In the second place, the artist so happy as to inherit a technique ripe but not over-ripe, must also, if he is to attain supreme greatness, be in unison with the thought and feeling of his age, echo from the common mind of his fellows a deep, broad, and universal eloquence, as though all mankind spoke through him as mouthpiece. He must live in the midst of some great general awakening of the human spirit, to which he lends voice. Merely personal art can be interesting, graceful, charming, moving, noble, but it cannot have the profundity, the breadth, the elevation, which we recognize in the highest art, such as Greek sculpture, Elizabethan drama, or the symphonic music we are now studying. “A great man,” says Emerson, “finds himself in the river of the thoughts and events, forced onward by the ideas and necessities of his contemporaries. He stands where all the eyes of men look one way, and their hands all point in the direction in which he should go. Every master has found his materials collected, and his power lay in his sympathy with his people and in his love of the materials he wrought in. Men, nations, poets, artisans, women, all have worked for him, and he enters into their labors.”[44]
When Beethoven resolved on his “new path,” his ambition was favored by the two necessary conditions. That he had at his command an inherited technique, just brought to the verge of maturity, we have already seen. And he had furthermore, behind and below him, as a rich nourishing soil for his genius, a great, new, common enthusiasm of humanity.
The eighteenth century had been a time of formalism in art and literature, of rigid conventionality in social life, of paternalism in politics, and of dogmatic ecclesiastical authority in religion. At its end, however, all those dim, half-conscious efforts of humanity towards freer and fuller life which we have indicated under the general term of idealism, were beginning to reach definiteness and self-consciousness. Men were beginning to assert deliberately and openly what they had long been feeling intuitively but insecurely. They were boldly erasing from their standards the mediæval formula: “Poverty, celibacy, and obedience,” to write in its place the modern one: “Life, liberty, and the pursuit of happiness.” They were revolting from the tyrannies of Church and State, to proclaim the sacredness of the individual soul.
It was Beethoven’s high privilege to be the artistic spokesman of this new, enfranchised humanity. Haydn, as we know, had reflected for the first time in music the universal interest in all kinds of human emotion, sacred and profane, that marked the dawn of the new era. But in his music the emotion remains naïve, impulsive, childlike; it has not taken on the earnestness, the sense of responsibility, of manhood. It is still in the spontaneous stage, has not become deliberate, resolute, purposeful. But with Beethoven childishness is put away, and the new spirit steps boldly out into the world, aware of its obligations as well as of its privileges, clear-eyed, sad, and serious, to live the full yet difficult life of freedom.

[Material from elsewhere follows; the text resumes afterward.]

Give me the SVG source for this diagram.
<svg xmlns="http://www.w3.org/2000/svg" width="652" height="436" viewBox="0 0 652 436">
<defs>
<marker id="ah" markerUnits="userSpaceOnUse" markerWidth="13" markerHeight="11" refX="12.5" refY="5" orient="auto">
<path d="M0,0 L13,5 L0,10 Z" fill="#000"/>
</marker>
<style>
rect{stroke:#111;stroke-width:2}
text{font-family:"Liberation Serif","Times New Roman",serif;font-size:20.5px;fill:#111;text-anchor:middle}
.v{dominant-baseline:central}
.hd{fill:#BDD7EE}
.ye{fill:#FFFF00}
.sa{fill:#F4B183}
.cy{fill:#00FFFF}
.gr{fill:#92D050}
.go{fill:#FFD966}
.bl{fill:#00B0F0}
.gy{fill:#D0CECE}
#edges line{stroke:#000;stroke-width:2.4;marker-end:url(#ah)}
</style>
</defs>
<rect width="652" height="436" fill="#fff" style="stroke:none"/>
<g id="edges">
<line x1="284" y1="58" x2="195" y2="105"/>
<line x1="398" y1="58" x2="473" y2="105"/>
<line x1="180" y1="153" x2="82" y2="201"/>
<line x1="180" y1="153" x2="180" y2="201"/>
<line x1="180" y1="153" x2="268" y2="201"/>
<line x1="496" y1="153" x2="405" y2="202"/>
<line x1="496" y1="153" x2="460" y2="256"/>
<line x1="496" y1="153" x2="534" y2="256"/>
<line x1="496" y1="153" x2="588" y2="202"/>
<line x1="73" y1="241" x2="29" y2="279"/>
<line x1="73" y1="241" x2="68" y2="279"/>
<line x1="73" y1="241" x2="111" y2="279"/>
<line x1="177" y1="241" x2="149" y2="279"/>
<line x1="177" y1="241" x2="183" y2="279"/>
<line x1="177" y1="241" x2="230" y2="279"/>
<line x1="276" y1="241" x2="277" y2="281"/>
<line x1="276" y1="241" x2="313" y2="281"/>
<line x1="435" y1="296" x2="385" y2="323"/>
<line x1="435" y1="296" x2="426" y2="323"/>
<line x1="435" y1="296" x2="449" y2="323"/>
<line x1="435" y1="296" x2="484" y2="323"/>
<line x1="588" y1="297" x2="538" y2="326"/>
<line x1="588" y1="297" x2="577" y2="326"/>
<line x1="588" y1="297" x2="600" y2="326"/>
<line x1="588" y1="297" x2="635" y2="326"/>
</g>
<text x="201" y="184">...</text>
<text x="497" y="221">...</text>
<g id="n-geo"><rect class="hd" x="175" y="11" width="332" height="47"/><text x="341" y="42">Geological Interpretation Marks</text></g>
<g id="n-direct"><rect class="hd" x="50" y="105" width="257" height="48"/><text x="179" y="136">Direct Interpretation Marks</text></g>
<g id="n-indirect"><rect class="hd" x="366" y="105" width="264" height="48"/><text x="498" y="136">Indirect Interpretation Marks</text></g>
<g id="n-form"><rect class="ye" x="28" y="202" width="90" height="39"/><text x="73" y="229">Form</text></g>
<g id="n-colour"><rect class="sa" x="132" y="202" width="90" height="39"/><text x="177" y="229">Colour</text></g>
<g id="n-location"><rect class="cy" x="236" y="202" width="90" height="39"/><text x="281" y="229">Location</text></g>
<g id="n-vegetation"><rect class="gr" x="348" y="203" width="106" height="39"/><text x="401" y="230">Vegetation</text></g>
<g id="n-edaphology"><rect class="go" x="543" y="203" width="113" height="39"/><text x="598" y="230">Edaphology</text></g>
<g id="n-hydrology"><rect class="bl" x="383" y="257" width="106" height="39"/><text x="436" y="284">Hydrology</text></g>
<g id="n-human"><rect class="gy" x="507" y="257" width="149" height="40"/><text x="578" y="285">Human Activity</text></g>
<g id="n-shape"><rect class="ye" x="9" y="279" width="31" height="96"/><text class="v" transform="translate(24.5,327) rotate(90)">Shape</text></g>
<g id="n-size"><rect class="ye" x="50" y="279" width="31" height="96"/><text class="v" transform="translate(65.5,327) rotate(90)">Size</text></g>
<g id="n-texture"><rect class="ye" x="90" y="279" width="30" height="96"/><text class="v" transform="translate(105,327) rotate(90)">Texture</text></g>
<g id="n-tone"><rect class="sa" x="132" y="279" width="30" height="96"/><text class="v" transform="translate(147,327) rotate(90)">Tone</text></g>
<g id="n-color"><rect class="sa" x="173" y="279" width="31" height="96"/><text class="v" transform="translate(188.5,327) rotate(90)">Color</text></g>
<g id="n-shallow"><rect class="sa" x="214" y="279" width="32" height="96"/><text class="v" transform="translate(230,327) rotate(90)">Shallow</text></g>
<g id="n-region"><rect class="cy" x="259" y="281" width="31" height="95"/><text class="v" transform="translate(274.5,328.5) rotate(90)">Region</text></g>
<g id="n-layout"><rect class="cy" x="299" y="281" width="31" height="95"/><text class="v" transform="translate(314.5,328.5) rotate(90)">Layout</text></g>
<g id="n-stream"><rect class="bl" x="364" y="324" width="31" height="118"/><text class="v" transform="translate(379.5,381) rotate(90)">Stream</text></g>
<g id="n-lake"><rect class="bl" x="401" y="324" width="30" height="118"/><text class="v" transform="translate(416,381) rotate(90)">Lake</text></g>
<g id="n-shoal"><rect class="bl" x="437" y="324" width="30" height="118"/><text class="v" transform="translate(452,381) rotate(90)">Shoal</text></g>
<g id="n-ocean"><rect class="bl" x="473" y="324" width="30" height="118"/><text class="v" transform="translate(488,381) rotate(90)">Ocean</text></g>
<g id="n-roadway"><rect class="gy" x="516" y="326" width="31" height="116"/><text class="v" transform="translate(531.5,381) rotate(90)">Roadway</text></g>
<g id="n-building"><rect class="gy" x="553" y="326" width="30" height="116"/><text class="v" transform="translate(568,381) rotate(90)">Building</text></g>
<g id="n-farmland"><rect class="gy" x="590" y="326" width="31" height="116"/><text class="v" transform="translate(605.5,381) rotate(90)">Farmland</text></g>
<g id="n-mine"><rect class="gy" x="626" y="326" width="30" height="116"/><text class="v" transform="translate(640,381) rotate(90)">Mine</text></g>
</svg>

The closeness of Beethoven’s relation to the idealistic spirit of his time is shown equally by two distinct yet supplementary aspects of his work. As it was characteristic of the idealism which fed him to set supreme store by human emotion in all its intensity and diversity, so it is characteristic of his music to voice emotion with a fullness, poignancy, definiteness, and variety that sharply contrast it with the more formal decorative music of his forerunners. And as it was equally characteristic of idealism to recognize the responsibilities of freedom, to restrain and control all particular emotions in the interest of a balanced spiritual life, so it was equally characteristic of Beethoven to hold all his marvelous emotional expressiveness constantly in subordination to the integral effect of his composition as a whole, to value plastic beauty even more highly than eloquent appeal to feeling. In other words, Beethoven the musician is equally remarkable for two qualities, eloquence of expression and beauty of form, which in his best works are always held in an exact and firmly controlled balance. And if we would fully understand his supremacy, we must perceive not only his achievements in both directions, but the high artistic power with which he correlates them. Just as the courage to insist on the rights of the individual, and the wisdom to recognize and support the rights of others, are the two essentials of true idealism, so eloquence and beauty are the equal requisites of genuine art.
So closely interwoven, so mutually reactive, are these twin merits of expression and form in the great works of Beethoven’s prime—in the pianoforte sonatas from the Waldstein to Opus 90, in the String Quartets, Opus 59 and 74, in the fourth and fifth piano concertos and the unique concerto for violin, in the Overture to “Coriolanus,” the incidental music to “Egmont,” and the opera, “Fidelio,” in the Mass in C, and above all in the six great symphonies from the “Eroica” to the Eighth—that it seems like wanton violence and falsification to separate them, even for the purposes of study. Synthesis, at any rate, should go hand in hand with analysis; we should constantly remember that the various qualities our critical reagents discern in this music, exist in it not, as in our analysis, single and detached, but fused and interpenetrative in one artistic whole. The chemist may find carbon, and hydrogen, and oxygen in the rose, but a rose is something more, something ineffably more, than a compound of these chemical elements.